TASK GOAL: Write out the listing below without alteration, omitting its pictures.

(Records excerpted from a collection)
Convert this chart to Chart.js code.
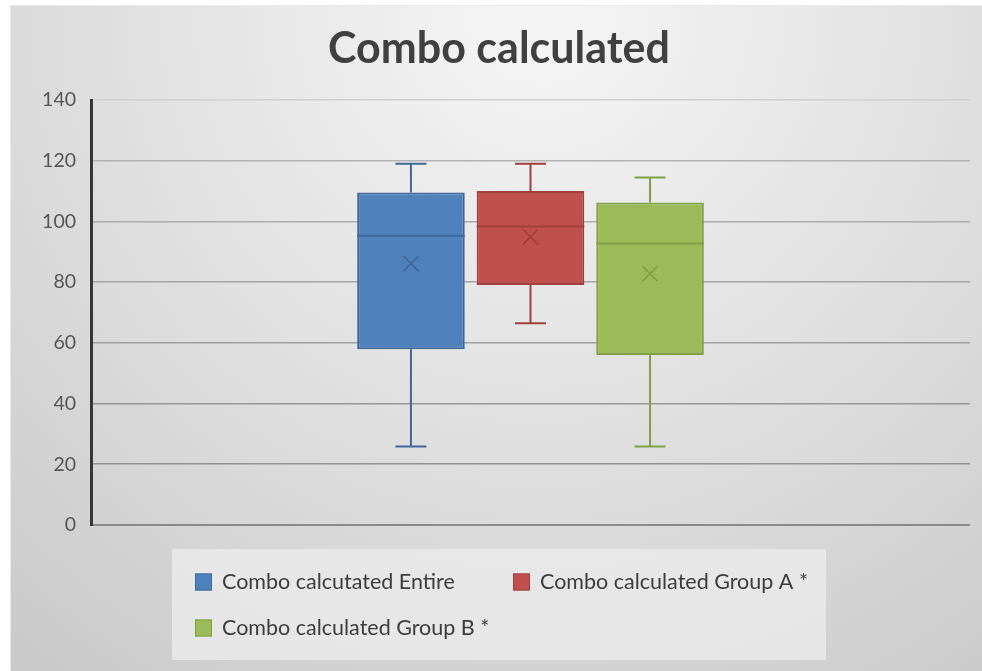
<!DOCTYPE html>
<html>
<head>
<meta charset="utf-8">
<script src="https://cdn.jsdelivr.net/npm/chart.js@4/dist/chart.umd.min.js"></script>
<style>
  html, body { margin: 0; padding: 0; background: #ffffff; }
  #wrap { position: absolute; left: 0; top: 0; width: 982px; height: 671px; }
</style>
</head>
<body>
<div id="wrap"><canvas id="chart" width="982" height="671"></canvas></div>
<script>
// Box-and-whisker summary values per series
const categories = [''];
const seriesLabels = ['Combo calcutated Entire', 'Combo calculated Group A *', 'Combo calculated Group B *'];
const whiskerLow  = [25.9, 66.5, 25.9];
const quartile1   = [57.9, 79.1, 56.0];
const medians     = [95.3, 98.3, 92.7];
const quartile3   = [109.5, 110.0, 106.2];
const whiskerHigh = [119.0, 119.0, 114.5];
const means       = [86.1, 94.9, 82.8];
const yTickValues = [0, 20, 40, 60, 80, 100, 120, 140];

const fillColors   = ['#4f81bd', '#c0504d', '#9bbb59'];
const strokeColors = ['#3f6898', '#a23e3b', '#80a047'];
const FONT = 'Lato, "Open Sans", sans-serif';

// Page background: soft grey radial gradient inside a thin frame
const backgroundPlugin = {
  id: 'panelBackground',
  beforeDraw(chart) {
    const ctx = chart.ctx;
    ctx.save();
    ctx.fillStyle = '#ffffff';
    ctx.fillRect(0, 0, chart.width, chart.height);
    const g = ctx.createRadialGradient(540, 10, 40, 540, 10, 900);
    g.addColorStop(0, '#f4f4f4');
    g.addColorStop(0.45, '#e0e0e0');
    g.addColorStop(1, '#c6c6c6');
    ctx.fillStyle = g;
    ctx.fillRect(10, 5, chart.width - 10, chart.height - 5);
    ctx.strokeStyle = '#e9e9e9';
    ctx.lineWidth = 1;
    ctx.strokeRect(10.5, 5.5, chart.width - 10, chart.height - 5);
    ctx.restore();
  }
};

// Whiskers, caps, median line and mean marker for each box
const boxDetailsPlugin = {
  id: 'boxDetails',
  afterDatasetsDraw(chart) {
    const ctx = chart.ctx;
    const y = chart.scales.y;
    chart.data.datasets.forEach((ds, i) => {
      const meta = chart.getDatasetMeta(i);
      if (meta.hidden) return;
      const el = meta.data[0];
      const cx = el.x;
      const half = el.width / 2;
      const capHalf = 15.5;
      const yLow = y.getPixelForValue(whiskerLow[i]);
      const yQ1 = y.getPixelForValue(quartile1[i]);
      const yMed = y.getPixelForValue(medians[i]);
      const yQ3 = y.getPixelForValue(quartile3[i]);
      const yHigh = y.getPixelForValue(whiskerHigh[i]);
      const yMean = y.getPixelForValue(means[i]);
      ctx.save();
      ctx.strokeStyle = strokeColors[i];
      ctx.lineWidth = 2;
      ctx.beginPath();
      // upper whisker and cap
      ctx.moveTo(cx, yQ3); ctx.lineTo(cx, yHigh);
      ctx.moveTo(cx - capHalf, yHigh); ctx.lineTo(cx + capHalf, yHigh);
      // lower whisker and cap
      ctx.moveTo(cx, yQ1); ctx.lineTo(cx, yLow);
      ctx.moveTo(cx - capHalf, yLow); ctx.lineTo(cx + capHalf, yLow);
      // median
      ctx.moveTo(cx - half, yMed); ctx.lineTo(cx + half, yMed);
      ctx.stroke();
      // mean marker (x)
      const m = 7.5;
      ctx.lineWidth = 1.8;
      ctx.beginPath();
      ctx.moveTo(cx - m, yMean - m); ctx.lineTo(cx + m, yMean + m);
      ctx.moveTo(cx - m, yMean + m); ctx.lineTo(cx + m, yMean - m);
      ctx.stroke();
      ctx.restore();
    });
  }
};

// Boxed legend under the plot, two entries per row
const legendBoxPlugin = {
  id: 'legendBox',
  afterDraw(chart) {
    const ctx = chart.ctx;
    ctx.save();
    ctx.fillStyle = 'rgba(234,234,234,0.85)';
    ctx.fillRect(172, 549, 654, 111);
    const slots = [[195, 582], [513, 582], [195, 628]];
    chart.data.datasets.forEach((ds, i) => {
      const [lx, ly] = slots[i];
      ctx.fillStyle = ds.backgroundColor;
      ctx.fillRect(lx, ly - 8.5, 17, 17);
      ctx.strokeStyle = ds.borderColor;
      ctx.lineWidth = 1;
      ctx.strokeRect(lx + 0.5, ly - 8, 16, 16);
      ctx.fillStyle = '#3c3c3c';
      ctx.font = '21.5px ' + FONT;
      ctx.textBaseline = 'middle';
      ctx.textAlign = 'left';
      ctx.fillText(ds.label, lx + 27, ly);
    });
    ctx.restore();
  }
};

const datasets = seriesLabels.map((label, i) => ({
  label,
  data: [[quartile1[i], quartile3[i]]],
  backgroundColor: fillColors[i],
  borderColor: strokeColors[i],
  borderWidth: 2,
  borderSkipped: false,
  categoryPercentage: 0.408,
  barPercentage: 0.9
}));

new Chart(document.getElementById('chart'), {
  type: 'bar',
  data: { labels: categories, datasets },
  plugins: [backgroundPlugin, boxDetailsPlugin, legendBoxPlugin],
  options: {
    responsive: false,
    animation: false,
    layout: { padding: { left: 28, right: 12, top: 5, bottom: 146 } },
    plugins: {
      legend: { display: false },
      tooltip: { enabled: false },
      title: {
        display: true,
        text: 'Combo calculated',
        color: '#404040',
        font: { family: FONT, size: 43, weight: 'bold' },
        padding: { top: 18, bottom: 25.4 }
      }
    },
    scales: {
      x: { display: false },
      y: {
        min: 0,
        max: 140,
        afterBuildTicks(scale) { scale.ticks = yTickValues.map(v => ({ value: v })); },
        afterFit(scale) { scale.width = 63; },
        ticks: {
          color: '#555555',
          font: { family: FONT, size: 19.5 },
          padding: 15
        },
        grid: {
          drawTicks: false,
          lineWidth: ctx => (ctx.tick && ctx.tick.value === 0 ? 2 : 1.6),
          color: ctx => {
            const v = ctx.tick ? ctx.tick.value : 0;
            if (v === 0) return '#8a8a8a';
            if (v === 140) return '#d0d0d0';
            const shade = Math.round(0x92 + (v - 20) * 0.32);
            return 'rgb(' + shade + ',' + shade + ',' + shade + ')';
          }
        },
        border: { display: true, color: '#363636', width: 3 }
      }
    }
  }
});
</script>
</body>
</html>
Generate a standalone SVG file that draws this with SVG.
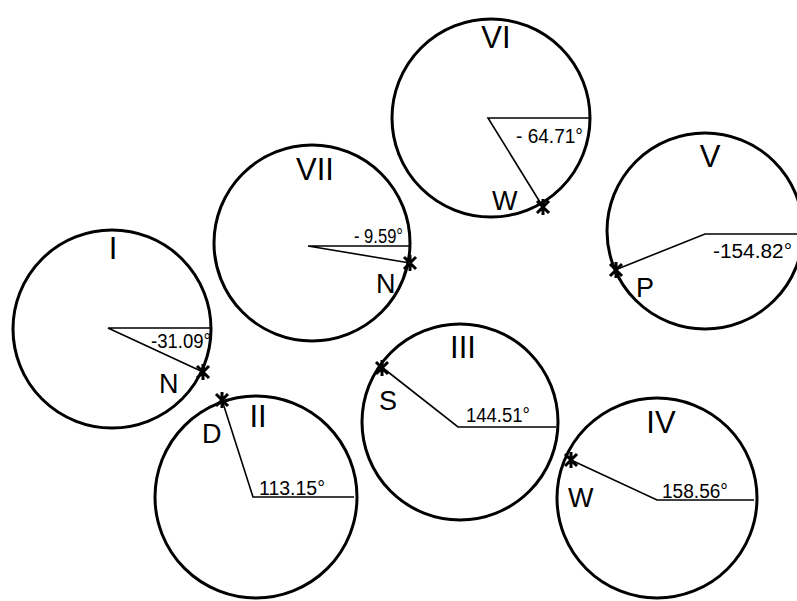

EXPECTED OUTPUT:
Convert this chart to Chart.js code.
<!DOCTYPE html>
<html>
<head>
<meta charset="utf-8">
<script src="https://cdn.jsdelivr.net/npm/chart.js@4/dist/chart.umd.min.js"></script>
<style>
  html, body { margin: 0; padding: 0; background: #ffffff; }
  #wrap { position: absolute; left: 0; top: 0; width: 982px; height: 671px; }
</style>
</head>
<body>
<div id="wrap"><canvas id="chart" width="982" height="671"></canvas></div>
<script>
// Box-and-whisker summary values per series
const categories = [''];
const seriesLabels = ['Combo calcutated Entire', 'Combo calculated Group A *', 'Combo calculated Group B *'];
const whiskerLow  = [25.9, 66.5, 25.9];
const quartile1   = [57.9, 79.1, 56.0];
const medians     = [95.3, 98.3, 92.7];
const quartile3   = [109.5, 110.0, 106.2];
const whiskerHigh = [119.0, 119.0, 114.5];
const means       = [86.1, 94.9, 82.8];
const yTickValues = [0, 20, 40, 60, 80, 100, 120, 140];

const fillColors   = ['#4f81bd', '#c0504d', '#9bbb59'];
const strokeColors = ['#3f6898', '#a23e3b', '#80a047'];
const FONT = 'Lato, "Open Sans", sans-serif';

// Page background: soft grey radial gradient inside a thin frame
const backgroundPlugin = {
  id: 'panelBackground',
  beforeDraw(chart) {
    const ctx = chart.ctx;
    ctx.save();
    ctx.fillStyle = '#ffffff';
    ctx.fillRect(0, 0, chart.width, chart.height);
    const g = ctx.createRadialGradient(540, 10, 40, 540, 10, 900);
    g.addColorStop(0, '#f4f4f4');
    g.addColorStop(0.45, '#e0e0e0');
    g.addColorStop(1, '#c6c6c6');
    ctx.fillStyle = g;
    ctx.fillRect(10, 5, chart.width - 10, chart.height - 5);
    ctx.strokeStyle = '#e9e9e9';
    ctx.lineWidth = 1;
    ctx.strokeRect(10.5, 5.5, chart.width - 10, chart.height - 5);
    ctx.restore();
  }
};

// Whiskers, caps, median line and mean marker for each box
const boxDetailsPlugin = {
  id: 'boxDetails',
  afterDatasetsDraw(chart) {
    const ctx = chart.ctx;
    const y = chart.scales.y;
    chart.data.datasets.forEach((ds, i) => {
      const meta = chart.getDatasetMeta(i);
      if (meta.hidden) return;
      const el = meta.data[0];
      const cx = el.x;
      const half = el.width / 2;
      const capHalf = 15.5;
      const yLow = y.getPixelForValue(whiskerLow[i]);
      const yQ1 = y.getPixelForValue(quartile1[i]);
      const yMed = y.getPixelForValue(medians[i]);
      const yQ3 = y.getPixelForValue(quartile3[i]);
      const yHigh = y.getPixelForValue(whiskerHigh[i]);
      const yMean = y.getPixelForValue(means[i]);
      ctx.save();
      ctx.strokeStyle = strokeColors[i];
      ctx.lineWidth = 2;
      ctx.beginPath();
      // upper whisker and cap
      ctx.moveTo(cx, yQ3); ctx.lineTo(cx, yHigh);
      ctx.moveTo(cx - capHalf, yHigh); ctx.lineTo(cx + capHalf, yHigh);
      // lower whisker and cap
      ctx.moveTo(cx, yQ1); ctx.lineTo(cx, yLow);
      ctx.moveTo(cx - capHalf, yLow); ctx.lineTo(cx + capHalf, yLow);
      // median
      ctx.moveTo(cx - half, yMed); ctx.lineTo(cx + half, yMed);
      ctx.stroke();
      // mean marker (x)
      const m = 7.5;
      ctx.lineWidth = 1.8;
      ctx.beginPath();
      ctx.moveTo(cx - m, yMean - m); ctx.lineTo(cx + m, yMean + m);
      ctx.moveTo(cx - m, yMean + m); ctx.lineTo(cx + m, yMean - m);
      ctx.stroke();
      ctx.restore();
    });
  }
};

// Boxed legend under the plot, two entries per row
const legendBoxPlugin = {
  id: 'legendBox',
  afterDraw(chart) {
    const ctx = chart.ctx;
    ctx.save();
    ctx.fillStyle = 'rgba(234,234,234,0.85)';
    ctx.fillRect(172, 549, 654, 111);
    const slots = [[195, 582], [513, 582], [195, 628]];
    chart.data.datasets.forEach((ds, i) => {
      const [lx, ly] = slots[i];
      ctx.fillStyle = ds.backgroundColor;
      ctx.fillRect(lx, ly - 8.5, 17, 17);
      ctx.strokeStyle = ds.borderColor;
      ctx.lineWidth = 1;
      ctx.strokeRect(lx + 0.5, ly - 8, 16, 16);
      ctx.fillStyle = '#3c3c3c';
      ctx.font = '21.5px ' + FONT;
      ctx.textBaseline = 'middle';
      ctx.textAlign = 'left';
      ctx.fillText(ds.label, lx + 27, ly);
    });
    ctx.restore();
  }
};

const datasets = seriesLabels.map((label, i) => ({
  label,
  data: [[quartile1[i], quartile3[i]]],
  backgroundColor: fillColors[i],
  borderColor: strokeColors[i],
  borderWidth: 2,
  borderSkipped: false,
  categoryPercentage: 0.408,
  barPercentage: 0.9
}));

new Chart(document.getElementById('chart'), {
  type: 'bar',
  data: { labels: categories, datasets },
  plugins: [backgroundPlugin, boxDetailsPlugin, legendBoxPlugin],
  options: {
    responsive: false,
    animation: false,
    layout: { padding: { left: 28, right: 12, top: 5, bottom: 146 } },
    plugins: {
      legend: { display: false },
      tooltip: { enabled: false },
      title: {
        display: true,
        text: 'Combo calculated',
        color: '#404040',
        font: { family: FONT, size: 43, weight: 'bold' },
        padding: { top: 18, bottom: 25.4 }
      }
    },
    scales: {
      x: { display: false },
      y: {
        min: 0,
        max: 140,
        afterBuildTicks(scale) { scale.ticks = yTickValues.map(v => ({ value: v })); },
        afterFit(scale) { scale.width = 63; },
        ticks: {
          color: '#555555',
          font: { family: FONT, size: 19.5 },
          padding: 15
        },
        grid: {
          drawTicks: false,
          lineWidth: ctx => (ctx.tick && ctx.tick.value === 0 ? 2 : 1.6),
          color: ctx => {
            const v = ctx.tick ? ctx.tick.value : 0;
            if (v === 0) return '#8a8a8a';
            if (v === 140) return '#d0d0d0';
            const shade = Math.round(0x92 + (v - 20) * 0.32);
            return 'rgb(' + shade + ',' + shade + ',' + shade + ')';
          }
        },
        border: { display: true, color: '#363636', width: 3 }
      }
    }
  }
});
</script>
</body>
</html>
Generate a standalone SVG file that draws this with SVG.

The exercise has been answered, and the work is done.